Display count of characters repeated in a string using SQL only

Question

I want to achieve below code snippet o/p using select query alone. Is it possible without using regexp?

    Character Count when string input is dynamic.

    DECLARE
      str     VARCHAR2(255);
      lv_val  NUMBER;
      lv_char CHAR(1);
      lv_unq  VARCHAR2(255);
    BEGIN
      str:= :p_string;
      FOR i IN 1..length(str)
      LOOP
        lv_val  := 0;
        lv_char := SUBSTR(str,i,1);
        IF instr(lv_unq,lv_char)>0 THEN
          NULL;
        ELSE
          lv_unq := lv_unq||lv_char;
          lv_val := ((LENGTH(str) - LENGTH(REPLACE(replace(str,' ',''), lv_char, ''))) / LENGTH(lv_char));
          --select  ((length(str) - LENgth(REPLACE(str, lv_char, ''))) / LENgth(lv_char)) into lv_val FROM dual;
          DBMS_OUTPUT.PUT_LINE('Character '||lv_char || ' is repeated :'||lv_val||' times in the string '||str);
        END IF;
      END LOOP;
    END;

Answer 1

Answering to the question's title:

Display count of characters repeated in a string using SQL only

with v as (select substr('hello world', level, 1) c from dual connect by level < 12),
     d as (select chr(ascii('a')+level-1) c from dual connect by level <= 26)

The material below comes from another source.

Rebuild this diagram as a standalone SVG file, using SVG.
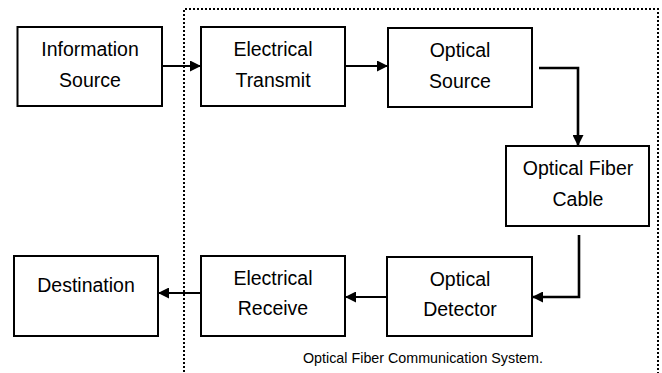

select d.c, count(v.c) from d left join v on d.c = v.c
group by d.c
order by d.c;

See http://sqlfiddle.com/#!4/d41d8/38321/0 for the result

The first view split your string into characters. The second view is just the alphabet. Once you have both views, you only need a simple left join with a group by clause to count the number of matching occurrences.

Please note:

• in the first view, the string and its length are hard-coded in this example
• I assume all your characters are lower-case
• I only take into account the 26 (lower case) letters of the ASCII encoding.